Isla is conducting her masters thesis with Dr. Carolyn Emery. Her project is an evaluation of how a neuromuscular training warm-up affects injury and concussion incidence in high school girls rugby.
Rugby is a fast-growing sport in Canada. Individual’s get their first exposure in high school, which delays the acquisition of fundamental skills to be successful at the sport, such as tackling. Currently, there is minimal research on female, youth rugby player in the literature.
Female high school rugby players from Calgary, AB were tracked in the 2018 and 2019 baseline, or pre-intervention, years for injuries and concussions. Injuries were verified by a certified athletic therapist if they met the injury definition for the greater parent project (SHRed-Surveillance in High Schools to Reduce Injury and Concussion though Prevention and Management). These definitions included an all-complaints, medical-attention and time-loss definition. Injuries were tracked through on online weekly Oslo Sport Trauma questionnaire. If a concussion occurred to a study participant, the participant was then referred to a sports medicine doctor for follow-up and return-to-play protocols.
For the third year of the study, a neuromuscular training warm-up will be delivered via workshop to high school coaches in the study.

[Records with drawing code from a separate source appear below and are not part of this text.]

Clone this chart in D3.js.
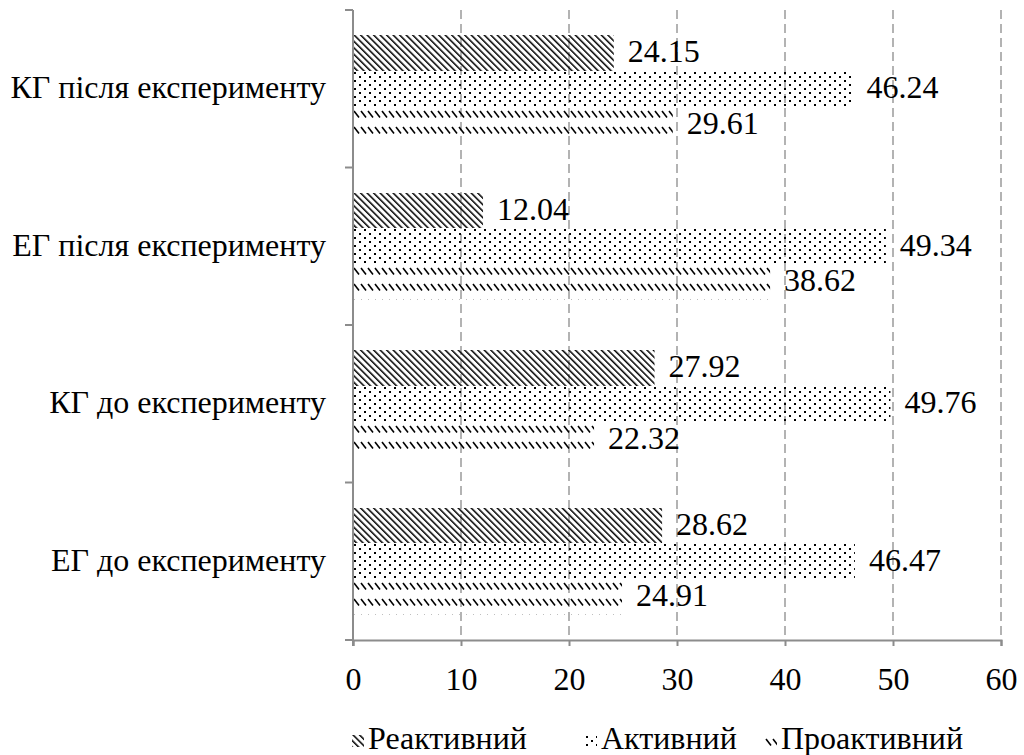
<!DOCTYPE html>
<html>
<head>
<meta charset="utf-8">
<script src="https://cdn.jsdelivr.net/npm/d3@7/dist/d3.min.js"></script>
<style>
  html, body { margin: 0; padding: 0; background: #fff; }
  svg { display: block; }
</style>
</head>
<body>
<svg id="chart" width="1024" height="755"></svg>
<script>
// Groups, listed bottom to top as they appear on the category axis
const categories = ["ЕГ до експерименту", "КГ до експерименту", "ЕГ після експерименту", "КГ після експерименту"];
const seriesNames = ["Реактивний", "Активний", "Проактивний"];
const reactive   = [28.62, 27.92, 12.04, 24.15];
const active     = [46.47, 49.76, 49.34, 46.24];
const proactive  = [24.91, 22.32, 38.62, 29.61];
const xTicks = [0, 10, 20, 30, 40, 50, 60];

const seriesValues = [reactive, active, proactive];
const patternIds = ["pat-reactive", "pat-active", "pat-proactive"];

const FONT = "'Liberation Serif', 'Times New Roman', serif";
const FS = 32;

const svg = d3.select("#chart");
const margin = { left: 353, right: 23, top: 10, bottom: 115 };
const W = 1024, H = 755;

// Fill patterns for the three series
const defs = svg.append("defs");
const p1 = defs.append("pattern").attr("id", patternIds[0])
  .attr("patternUnits", "userSpaceOnUse").attr("width", 4.6).attr("height", 4.6)
  .attr("patternTransform", "rotate(-45)");
p1.append("rect").attr("x", 0).attr("y", 0).attr("width", 1.5).attr("height", 4.6).attr("fill", "#000");

const p2 = defs.append("pattern").attr("id", patternIds[1])
  .attr("patternUnits", "userSpaceOnUse").attr("width", 10).attr("height", 8);
p2.append("rect").attr("x", 1).attr("y", 1).attr("width", 2).attr("height", 2).attr("fill", "#000");
p2.append("rect").attr("x", 6).attr("y", 5).attr("width", 2).attr("height", 2).attr("fill", "#000");

const p3 = defs.append("pattern").attr("id", patternIds[2])
  .attr("patternUnits", "userSpaceOnUse").attr("width", 7).attr("height", 16);
p3.append("line").attr("x1", 1).attr("y1", 4).attr("x2", 6).attr("y2", 10.5)
  .attr("stroke", "#000").attr("stroke-width", 1.6);

// Scales
const x = d3.scaleLinear().domain([0, 60]).range([margin.left, W - margin.right]);
const y = d3.scaleBand().domain(categories.slice().reverse())
  .range([margin.top, H - margin.bottom]).paddingInner(0.32).paddingOuter(0.16);
const ySub = d3.scaleBand().domain(seriesNames).range([0, y.bandwidth()]);

const plotTop = margin.top, plotBottom = H - margin.bottom;

// Vertical dashed gridlines
svg.append("g").selectAll("line")
  .data(xTicks.filter(t => t > 0))
  .join("line")
  .attr("x1", d => x(d)).attr("x2", d => x(d))
  .attr("y1", plotTop).attr("y2", plotBottom)
  .attr("stroke", "#9a9a9a").attr("stroke-width", 1.5)
  .attr("stroke-dasharray", "9,5");

// Bars: each bar sits in its own translated group (snapped to whole pixels)
// so its fill pattern starts cleanly at the bar's top edge
const groups = svg.append("g").selectAll("g")
  .data(categories)
  .join("g")
  .attr("transform", d => `translate(0,${y(d)})`);

seriesNames.forEach((s, si) => {
  groups.append("g")
    .attr("transform", d => {
      const top = Math.round(y(d) + ySub(s)) - y(d);
      return `translate(${x(0)},${top})`;
    })
    .append("rect")
    .attr("x", 0)
    .attr("y", 0)
    .attr("width", (d, i) => x(seriesValues[si][i]) - x(0))
    .attr("height", d => Math.round(y(d) + ySub(s) + ySub.bandwidth()) - Math.round(y(d) + ySub(s)))
    .attr("fill", `url(#${patternIds[si]})`);
});

// Value labels
seriesNames.forEach((s, si) => {
  groups.append("text")
    .attr("x", (d, i) => x(seriesValues[si][i]) + 14)
    .attr("y", ySub(s) + ySub.bandwidth() / 2 + 2)
    .attr("dominant-baseline", "middle")
    .attr("font-size", FS)
    .style("font-family", FONT)
    .attr("fill", "#000")
    .text((d, i) => seriesValues[si][i].toFixed(2));
});

// X axis
const xAxis = svg.append("g")
  .attr("transform", `translate(0,${plotBottom})`)
  .call(d3.axisBottom(x).tickValues(xTicks).tickSize(6).tickPadding(21).tickFormat(d3.format("d")));
xAxis.select(".domain").attr("stroke", "#8c8c8c").attr("stroke-width", 2);
xAxis.selectAll(".tick line").attr("stroke", "#8c8c8c").attr("stroke-width", 2);
xAxis.selectAll(".tick text").attr("font-size", FS).style("font-family", FONT).attr("fill", "#000");

// Y axis with boundary ticks between groups
const boundaries = d3.range(categories.length + 1).map(i => plotTop + i * y.step());
svg.append("line")
  .attr("x1", x(0)).attr("x2", x(0)).attr("y1", plotTop).attr("y2", plotBottom + 6)
  .attr("stroke", "#8c8c8c").attr("stroke-width", 2);
svg.append("g").selectAll("line")
  .data(boundaries)
  .join("line")
  .attr("x1", x(0) - 8).attr("x2", x(0))
  .attr("y1", d => d).attr("y2", d => d)
  .attr("stroke", "#8c8c8c").attr("stroke-width", 2);

// Category labels
svg.append("g").selectAll("text")
  .data(categories)
  .join("text")
  .attr("x", x(0) - 27)
  .attr("y", d => y(d) + y.bandwidth() / 2 + 2)
  .attr("text-anchor", "end")
  .attr("dominant-baseline", "middle")
  .attr("font-size", FS)
  .style("font-family", FONT)
  .attr("fill", "#000")
  .text(d => d);

// Legend
const legendX = [352, 585, 765];
const legend = svg.append("g").selectAll("g")
  .data(seriesNames)
  .join("g")
  .attr("transform", (d, i) => `translate(${legendX[i]},735)`);
legend.append("rect")
  .attr("width", 12).attr("height", 12)
  .attr("fill", (d, i) => `url(#${patternIds[i]})`);
legend.append("text")
  .attr("x", 16).attr("y", 7)
  .attr("dominant-baseline", "middle")
  .attr("font-size", FS)
  .style("font-family", FONT)
  .attr("fill", "#000")
  .text(d => d);
</script>
</body>
</html>
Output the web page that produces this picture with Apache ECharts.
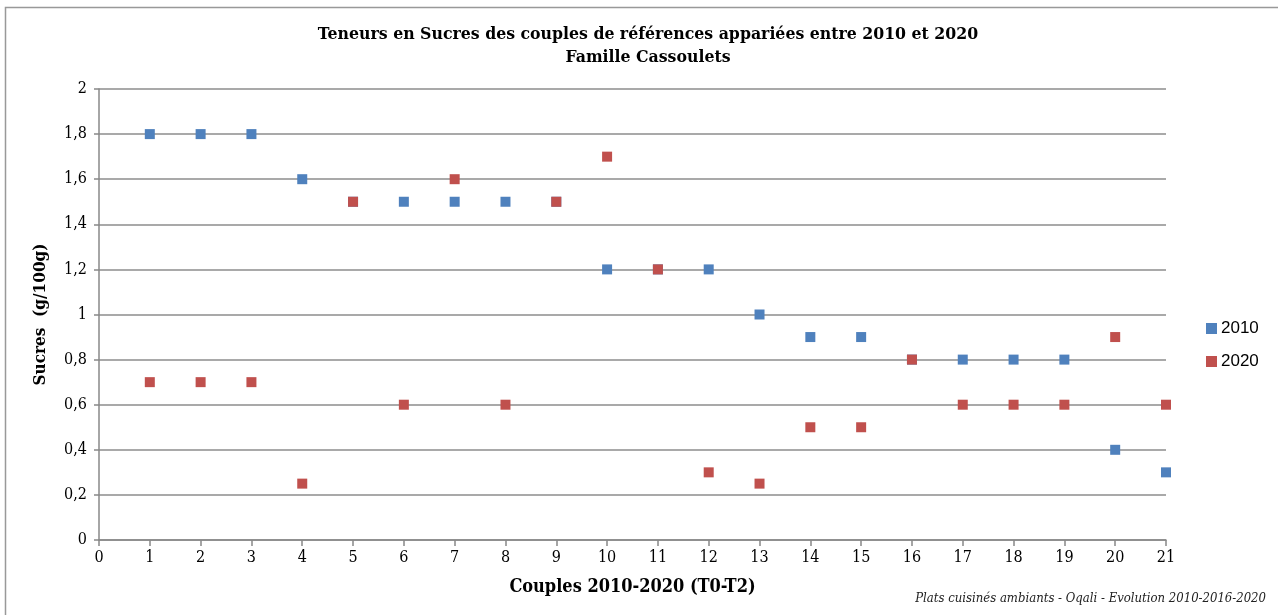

Over the season, injuries and exposure will be tracked again, but the use of the warm-up will be tracked through number of times per week it is completed and which exercises were used. At the beginning of each season, a pre-season baseline questionnaire and a SCAT test are administered for participant injury and athletic history and a baseline SCAT score. Analysis will be done to compare injury and concussion incidence pre and post warm-up intervention. This project falls under the larger NFL project in the Sport Injury Prevention Research Centre at U of C.
Isla is also the Team Lead for the SHRed Injuries: Preventing Injuries and their Consequences in Youth Sport and Recreation project.